DATASET EXTRACT:
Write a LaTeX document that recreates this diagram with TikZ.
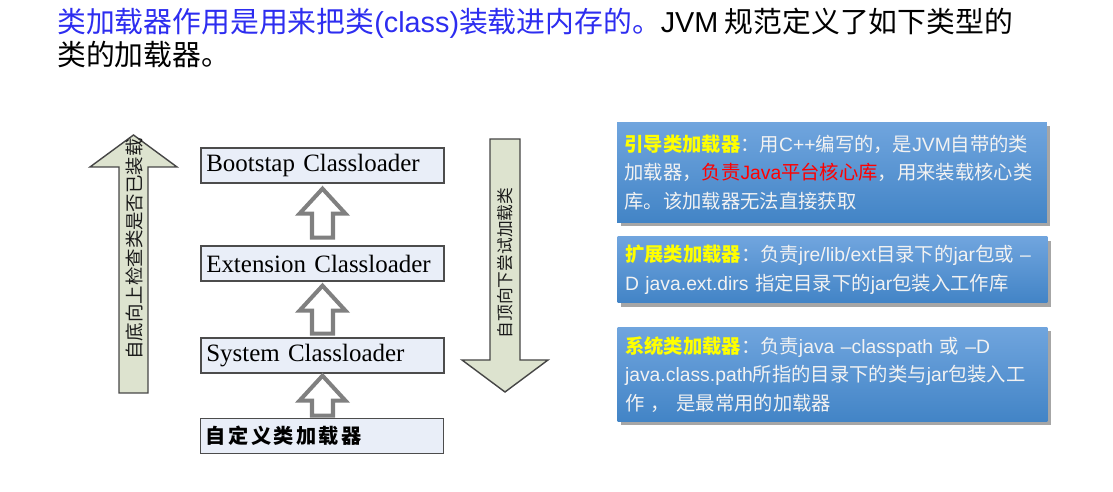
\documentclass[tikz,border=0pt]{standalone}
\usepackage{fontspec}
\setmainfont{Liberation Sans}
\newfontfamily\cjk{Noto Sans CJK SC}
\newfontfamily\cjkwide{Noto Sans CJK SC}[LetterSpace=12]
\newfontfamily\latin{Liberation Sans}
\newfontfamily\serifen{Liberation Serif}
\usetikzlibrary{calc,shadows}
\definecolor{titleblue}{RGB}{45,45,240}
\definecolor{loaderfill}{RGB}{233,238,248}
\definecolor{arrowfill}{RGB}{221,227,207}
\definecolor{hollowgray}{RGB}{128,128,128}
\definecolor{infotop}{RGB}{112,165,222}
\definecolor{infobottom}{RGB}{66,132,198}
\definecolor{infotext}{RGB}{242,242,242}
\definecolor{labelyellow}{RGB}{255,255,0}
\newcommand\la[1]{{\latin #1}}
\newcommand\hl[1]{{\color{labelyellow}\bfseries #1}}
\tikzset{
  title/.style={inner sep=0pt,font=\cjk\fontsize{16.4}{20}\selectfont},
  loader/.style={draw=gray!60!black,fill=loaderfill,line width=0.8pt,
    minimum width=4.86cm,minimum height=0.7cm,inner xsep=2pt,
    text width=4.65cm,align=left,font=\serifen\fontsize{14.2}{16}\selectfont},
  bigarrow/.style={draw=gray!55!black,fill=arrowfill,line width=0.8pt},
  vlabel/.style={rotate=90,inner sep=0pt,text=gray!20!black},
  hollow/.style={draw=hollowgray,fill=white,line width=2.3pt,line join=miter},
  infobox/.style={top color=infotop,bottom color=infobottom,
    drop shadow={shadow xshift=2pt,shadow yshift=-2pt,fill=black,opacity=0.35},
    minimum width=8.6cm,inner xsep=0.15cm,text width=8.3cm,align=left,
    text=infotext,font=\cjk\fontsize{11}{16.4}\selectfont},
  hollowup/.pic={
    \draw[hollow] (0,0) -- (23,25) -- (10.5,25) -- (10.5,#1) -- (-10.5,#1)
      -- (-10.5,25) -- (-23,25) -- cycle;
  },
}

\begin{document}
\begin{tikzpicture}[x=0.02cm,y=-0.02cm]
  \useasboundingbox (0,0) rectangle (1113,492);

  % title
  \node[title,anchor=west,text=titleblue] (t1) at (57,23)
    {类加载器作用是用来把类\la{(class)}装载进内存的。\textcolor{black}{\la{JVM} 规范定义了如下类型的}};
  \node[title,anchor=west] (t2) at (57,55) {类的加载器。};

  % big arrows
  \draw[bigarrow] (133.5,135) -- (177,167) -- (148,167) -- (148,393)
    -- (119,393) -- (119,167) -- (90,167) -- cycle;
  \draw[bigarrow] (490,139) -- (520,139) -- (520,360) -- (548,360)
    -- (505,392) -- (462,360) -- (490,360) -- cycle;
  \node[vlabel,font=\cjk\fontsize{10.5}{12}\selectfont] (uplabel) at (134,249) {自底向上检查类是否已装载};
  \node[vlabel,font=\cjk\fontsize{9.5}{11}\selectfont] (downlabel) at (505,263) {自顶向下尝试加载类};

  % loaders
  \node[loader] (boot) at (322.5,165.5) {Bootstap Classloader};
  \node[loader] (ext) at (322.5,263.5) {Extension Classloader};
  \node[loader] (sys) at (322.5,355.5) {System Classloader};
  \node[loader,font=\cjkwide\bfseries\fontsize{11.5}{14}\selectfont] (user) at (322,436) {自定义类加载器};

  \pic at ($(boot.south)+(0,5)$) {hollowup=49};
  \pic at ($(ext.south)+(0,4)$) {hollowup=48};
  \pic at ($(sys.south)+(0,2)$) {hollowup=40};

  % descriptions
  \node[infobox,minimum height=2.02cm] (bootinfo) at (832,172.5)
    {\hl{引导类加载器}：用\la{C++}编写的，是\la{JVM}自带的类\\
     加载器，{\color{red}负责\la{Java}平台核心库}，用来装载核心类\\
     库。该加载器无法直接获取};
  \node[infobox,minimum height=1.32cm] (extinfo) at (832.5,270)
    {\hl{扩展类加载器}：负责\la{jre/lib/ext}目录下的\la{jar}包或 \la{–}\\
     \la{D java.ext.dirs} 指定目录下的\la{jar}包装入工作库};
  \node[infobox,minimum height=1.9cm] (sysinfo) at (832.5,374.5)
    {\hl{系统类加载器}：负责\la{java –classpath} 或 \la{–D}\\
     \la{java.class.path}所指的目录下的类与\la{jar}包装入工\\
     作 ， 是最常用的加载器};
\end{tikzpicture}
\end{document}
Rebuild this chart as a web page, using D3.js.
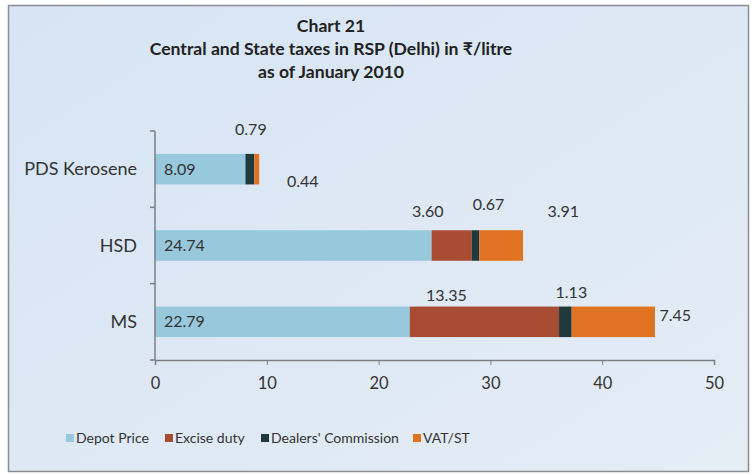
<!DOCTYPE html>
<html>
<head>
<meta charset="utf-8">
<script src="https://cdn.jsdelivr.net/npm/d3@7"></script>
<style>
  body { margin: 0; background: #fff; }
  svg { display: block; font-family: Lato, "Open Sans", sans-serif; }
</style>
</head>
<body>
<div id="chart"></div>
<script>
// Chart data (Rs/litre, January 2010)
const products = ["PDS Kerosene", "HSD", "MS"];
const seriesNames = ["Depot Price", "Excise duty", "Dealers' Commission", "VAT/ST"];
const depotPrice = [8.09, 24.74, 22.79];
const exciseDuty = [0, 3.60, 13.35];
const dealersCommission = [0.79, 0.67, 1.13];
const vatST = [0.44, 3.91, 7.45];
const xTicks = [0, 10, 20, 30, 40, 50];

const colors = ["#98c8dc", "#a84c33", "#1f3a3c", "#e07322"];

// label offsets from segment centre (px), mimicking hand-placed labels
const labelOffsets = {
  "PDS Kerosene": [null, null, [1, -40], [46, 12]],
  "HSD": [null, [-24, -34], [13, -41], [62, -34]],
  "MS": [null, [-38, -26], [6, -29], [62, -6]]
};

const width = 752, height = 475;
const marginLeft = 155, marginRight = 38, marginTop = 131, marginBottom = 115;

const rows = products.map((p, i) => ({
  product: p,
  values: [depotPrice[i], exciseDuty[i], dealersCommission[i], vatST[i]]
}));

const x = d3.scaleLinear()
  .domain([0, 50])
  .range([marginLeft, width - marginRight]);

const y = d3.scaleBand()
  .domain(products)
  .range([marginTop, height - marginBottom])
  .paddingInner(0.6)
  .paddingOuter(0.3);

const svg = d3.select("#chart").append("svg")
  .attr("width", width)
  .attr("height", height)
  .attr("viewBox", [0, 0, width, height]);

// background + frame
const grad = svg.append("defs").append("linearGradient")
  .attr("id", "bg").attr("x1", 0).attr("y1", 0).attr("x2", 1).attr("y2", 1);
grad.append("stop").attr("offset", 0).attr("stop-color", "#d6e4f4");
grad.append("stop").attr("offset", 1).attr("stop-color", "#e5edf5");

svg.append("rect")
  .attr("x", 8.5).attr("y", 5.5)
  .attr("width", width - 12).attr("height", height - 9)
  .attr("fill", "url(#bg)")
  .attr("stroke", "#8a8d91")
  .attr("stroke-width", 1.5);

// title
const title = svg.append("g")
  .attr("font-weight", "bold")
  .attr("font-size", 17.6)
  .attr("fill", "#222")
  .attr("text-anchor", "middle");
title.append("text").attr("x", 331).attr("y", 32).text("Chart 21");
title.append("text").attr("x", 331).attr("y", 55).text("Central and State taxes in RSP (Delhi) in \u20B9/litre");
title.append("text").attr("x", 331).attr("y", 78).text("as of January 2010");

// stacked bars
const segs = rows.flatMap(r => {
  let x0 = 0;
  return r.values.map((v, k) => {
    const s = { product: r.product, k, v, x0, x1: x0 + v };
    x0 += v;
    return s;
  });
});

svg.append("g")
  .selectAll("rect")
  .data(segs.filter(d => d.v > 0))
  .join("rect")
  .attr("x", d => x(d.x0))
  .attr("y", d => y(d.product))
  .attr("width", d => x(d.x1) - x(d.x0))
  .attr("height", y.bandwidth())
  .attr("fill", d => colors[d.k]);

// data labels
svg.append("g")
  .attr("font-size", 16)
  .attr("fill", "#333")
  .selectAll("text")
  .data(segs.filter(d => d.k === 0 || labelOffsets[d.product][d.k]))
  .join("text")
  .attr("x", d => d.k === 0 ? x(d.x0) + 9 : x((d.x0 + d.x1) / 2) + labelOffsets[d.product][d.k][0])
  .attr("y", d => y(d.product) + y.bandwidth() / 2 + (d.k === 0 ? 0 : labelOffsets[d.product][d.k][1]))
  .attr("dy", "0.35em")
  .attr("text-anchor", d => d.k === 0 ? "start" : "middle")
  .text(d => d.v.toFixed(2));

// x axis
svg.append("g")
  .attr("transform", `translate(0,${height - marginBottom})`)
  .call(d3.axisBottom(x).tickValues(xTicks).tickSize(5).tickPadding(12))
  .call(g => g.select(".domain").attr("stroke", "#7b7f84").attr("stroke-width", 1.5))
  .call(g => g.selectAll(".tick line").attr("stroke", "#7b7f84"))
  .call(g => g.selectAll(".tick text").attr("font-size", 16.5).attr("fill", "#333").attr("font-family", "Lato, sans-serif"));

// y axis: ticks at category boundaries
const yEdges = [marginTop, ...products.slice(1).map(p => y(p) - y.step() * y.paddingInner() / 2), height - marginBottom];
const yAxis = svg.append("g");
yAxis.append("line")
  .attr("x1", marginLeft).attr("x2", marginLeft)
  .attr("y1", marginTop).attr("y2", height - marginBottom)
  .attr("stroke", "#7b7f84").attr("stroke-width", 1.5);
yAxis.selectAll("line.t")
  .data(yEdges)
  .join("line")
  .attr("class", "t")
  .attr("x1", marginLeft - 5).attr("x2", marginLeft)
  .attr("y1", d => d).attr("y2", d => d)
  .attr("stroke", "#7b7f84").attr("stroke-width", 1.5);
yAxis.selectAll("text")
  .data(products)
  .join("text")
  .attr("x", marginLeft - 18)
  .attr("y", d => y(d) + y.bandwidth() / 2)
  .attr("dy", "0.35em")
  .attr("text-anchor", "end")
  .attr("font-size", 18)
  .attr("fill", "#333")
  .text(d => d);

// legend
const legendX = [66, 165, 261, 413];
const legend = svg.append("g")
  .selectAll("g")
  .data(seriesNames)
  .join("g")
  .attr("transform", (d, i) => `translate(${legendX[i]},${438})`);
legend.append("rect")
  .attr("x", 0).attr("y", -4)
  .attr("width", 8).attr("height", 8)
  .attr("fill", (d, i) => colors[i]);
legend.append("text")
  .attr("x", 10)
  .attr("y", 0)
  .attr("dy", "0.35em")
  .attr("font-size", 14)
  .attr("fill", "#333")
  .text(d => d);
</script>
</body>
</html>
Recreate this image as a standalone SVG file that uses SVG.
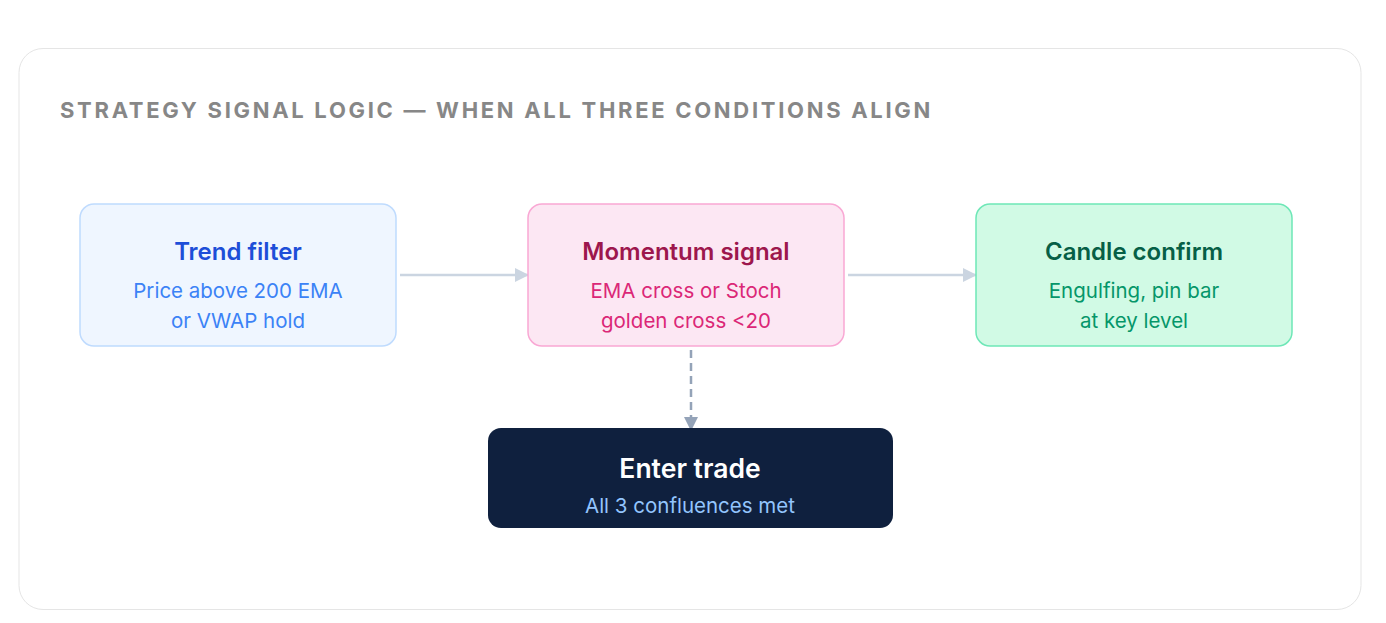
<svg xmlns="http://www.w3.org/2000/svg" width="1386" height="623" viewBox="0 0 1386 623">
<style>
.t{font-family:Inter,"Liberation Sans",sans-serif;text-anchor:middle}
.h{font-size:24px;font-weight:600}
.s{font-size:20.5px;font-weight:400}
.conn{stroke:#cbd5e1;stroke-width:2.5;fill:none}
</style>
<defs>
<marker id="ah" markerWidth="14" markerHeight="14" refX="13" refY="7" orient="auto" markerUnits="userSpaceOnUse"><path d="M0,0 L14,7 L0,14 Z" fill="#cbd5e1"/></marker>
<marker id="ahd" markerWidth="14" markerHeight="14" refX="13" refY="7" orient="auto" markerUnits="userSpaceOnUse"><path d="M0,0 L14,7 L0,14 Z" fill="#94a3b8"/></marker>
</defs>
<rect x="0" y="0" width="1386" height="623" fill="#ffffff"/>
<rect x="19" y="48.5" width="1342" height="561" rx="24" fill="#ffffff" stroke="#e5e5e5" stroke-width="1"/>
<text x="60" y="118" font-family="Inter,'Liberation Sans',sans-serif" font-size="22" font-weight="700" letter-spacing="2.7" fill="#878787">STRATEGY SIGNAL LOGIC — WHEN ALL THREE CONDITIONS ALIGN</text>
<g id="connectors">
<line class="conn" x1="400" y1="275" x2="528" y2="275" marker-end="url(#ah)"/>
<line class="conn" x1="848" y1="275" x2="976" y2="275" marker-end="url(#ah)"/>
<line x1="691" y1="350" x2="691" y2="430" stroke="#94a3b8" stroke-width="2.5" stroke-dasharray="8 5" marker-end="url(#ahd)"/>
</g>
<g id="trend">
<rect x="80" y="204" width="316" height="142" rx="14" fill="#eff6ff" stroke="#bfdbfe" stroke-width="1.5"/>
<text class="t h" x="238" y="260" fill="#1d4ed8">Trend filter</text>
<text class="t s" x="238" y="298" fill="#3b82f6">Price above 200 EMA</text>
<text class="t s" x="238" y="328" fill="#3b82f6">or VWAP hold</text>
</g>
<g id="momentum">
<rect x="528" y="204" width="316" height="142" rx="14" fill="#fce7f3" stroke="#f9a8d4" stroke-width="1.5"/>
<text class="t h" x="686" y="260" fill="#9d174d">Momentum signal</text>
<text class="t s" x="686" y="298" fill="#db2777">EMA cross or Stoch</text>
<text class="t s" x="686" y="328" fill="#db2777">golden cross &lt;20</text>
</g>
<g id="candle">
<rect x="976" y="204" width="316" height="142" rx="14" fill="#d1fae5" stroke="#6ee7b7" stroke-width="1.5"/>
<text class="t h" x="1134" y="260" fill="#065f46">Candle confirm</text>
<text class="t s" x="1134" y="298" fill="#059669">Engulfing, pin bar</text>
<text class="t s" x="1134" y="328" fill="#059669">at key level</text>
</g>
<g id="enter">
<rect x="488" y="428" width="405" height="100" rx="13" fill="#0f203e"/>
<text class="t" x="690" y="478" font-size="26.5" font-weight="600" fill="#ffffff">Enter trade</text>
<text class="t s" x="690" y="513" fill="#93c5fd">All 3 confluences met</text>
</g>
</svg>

WRITTEN TASK:
Scan the listing above and copy all lines containing the word "that".

TASK OUTPUT:
Write a LaTeX document that recreates this diagram with TikZ.
Recreate this image as a standalone SVG file that uses SVG.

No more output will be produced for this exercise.